At the same time, the threat of nuclear war or accident is heightened by new factors. In addition to the Iran and Ukraine wars and tensions between nuclear powers Pakistan and India, the U.S.-China rivalry has grown; nuclear command systems must cope with cybersecurity risks; the U.S. is planning a “Golden Dome” system that could upset the deterrent of mutually assured destruction (MAD), and the rapid growth of artificial intelligence has raised concerns about the use of AI to replace human judgement in military decision-making.
The late Mikhail Gorbachev was a foremost advocate for abolishing nuclear weapons, the only way to effectively end the threat of an uncontrollable, humanity-destroying, life-extinguishing war. It is madness that such an event remains a hair-trigger possibility today. Gorbachev understood that so long as these weapons exist, they will eventually be used.
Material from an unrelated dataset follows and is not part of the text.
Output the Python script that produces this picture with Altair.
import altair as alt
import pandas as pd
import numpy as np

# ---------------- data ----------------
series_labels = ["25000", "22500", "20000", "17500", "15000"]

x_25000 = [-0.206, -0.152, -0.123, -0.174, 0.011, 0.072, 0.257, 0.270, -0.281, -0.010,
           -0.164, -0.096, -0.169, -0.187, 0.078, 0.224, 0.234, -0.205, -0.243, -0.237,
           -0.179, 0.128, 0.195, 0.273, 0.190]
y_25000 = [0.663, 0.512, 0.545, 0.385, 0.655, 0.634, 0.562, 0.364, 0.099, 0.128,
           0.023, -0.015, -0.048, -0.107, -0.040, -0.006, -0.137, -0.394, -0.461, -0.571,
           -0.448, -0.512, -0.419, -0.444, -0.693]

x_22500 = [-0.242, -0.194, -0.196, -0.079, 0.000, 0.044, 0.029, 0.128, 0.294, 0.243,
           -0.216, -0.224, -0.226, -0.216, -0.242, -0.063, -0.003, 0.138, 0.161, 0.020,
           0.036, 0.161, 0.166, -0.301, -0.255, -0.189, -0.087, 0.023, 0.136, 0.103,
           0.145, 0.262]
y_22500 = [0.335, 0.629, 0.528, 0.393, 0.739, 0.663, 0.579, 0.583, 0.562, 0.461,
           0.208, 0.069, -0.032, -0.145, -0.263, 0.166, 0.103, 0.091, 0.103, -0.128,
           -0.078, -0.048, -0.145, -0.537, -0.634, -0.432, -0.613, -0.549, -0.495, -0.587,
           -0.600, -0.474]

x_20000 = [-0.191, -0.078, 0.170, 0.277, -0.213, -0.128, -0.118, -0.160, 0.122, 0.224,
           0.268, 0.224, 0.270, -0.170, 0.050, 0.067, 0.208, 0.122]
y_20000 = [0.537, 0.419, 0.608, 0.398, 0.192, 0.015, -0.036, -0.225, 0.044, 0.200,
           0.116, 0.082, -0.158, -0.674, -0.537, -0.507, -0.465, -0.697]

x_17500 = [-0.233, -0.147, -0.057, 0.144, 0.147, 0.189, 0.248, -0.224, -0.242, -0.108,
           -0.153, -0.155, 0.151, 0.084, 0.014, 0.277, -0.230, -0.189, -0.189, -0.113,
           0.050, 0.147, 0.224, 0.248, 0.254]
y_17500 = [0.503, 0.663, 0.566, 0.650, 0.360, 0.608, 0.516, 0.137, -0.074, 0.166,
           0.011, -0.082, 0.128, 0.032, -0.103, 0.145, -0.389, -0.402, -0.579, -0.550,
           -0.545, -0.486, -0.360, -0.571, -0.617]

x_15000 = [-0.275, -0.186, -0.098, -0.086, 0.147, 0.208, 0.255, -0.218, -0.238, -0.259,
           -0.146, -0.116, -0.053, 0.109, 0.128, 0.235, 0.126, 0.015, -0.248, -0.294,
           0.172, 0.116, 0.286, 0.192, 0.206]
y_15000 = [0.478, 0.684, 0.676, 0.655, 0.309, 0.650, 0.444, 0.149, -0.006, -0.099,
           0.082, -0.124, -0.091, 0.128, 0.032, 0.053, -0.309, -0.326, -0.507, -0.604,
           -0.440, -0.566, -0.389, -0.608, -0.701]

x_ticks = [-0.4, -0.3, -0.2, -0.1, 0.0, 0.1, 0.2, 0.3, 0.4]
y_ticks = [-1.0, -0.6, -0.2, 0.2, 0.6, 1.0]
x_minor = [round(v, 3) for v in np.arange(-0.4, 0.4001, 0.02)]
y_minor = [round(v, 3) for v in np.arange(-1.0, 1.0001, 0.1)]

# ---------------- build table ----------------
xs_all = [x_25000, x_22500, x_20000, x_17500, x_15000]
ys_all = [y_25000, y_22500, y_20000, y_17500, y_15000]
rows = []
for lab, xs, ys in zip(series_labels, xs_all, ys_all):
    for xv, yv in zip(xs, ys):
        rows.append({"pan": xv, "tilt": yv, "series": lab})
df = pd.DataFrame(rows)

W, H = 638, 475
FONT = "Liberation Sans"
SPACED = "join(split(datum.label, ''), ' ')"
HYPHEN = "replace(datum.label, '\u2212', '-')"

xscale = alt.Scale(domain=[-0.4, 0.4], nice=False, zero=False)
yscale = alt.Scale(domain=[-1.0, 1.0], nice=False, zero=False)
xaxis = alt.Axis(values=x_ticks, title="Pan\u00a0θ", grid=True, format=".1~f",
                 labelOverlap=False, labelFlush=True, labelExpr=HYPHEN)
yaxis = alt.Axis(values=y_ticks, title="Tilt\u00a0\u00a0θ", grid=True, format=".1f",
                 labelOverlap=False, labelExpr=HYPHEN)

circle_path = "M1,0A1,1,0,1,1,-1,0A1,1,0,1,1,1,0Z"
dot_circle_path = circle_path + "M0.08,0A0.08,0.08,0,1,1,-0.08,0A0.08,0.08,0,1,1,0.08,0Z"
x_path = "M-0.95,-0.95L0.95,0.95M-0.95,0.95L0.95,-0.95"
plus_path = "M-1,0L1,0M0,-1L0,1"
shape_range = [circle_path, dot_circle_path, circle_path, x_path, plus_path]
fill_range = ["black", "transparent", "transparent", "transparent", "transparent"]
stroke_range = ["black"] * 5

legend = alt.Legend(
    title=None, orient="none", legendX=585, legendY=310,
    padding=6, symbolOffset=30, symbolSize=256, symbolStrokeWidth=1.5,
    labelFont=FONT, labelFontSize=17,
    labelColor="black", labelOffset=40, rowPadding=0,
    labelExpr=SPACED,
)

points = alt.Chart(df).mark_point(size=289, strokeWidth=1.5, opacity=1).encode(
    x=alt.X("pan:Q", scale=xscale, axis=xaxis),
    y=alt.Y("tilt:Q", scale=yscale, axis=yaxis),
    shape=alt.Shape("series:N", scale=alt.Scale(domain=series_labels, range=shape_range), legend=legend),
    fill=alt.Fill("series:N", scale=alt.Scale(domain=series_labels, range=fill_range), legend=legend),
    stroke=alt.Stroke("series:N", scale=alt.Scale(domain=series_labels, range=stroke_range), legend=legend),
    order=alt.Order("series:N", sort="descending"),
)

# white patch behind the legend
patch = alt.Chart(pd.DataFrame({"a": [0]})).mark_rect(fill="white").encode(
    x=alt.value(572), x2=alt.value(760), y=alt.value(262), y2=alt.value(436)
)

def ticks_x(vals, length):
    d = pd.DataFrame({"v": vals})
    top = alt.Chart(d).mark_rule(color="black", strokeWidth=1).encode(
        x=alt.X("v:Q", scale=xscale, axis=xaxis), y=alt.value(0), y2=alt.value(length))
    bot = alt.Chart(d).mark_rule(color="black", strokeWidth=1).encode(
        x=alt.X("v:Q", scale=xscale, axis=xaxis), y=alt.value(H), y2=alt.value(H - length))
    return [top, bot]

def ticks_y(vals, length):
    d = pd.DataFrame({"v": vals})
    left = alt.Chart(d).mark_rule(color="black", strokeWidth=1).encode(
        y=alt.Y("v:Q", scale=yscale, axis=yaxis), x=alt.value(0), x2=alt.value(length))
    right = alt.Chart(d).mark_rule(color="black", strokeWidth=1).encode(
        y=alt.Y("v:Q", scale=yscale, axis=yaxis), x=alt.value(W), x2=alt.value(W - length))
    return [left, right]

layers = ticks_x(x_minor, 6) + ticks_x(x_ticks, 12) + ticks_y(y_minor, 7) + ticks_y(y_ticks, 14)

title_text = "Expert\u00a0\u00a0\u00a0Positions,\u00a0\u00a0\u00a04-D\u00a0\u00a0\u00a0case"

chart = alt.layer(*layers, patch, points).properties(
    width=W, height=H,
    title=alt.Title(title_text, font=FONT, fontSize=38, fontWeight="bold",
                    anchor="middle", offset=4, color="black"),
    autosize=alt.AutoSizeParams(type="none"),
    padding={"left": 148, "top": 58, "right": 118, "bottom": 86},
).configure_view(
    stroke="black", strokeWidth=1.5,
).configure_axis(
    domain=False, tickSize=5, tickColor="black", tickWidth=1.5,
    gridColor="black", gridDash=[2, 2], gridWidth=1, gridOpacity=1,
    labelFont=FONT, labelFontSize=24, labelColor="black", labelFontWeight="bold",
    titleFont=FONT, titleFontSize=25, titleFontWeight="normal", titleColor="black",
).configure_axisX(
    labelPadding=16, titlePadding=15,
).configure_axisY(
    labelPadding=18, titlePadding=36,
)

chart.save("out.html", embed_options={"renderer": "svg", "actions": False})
"It is my firm belief that the infinite and uncontrollable fury of nuclear weapons should never be held in the hands of any mere mortal ever again, for any reason,” he said. “A nuclear war cannot be won and must never be fought...As long as weapons of mass destruction exist, primarily nuclear weapons, the danger is colossal. All nations should declare—all nations—that nuclear weapons must be destroyed. This is to save ourselves and our planet."
Are we smart enough, and do we care enough, to comply?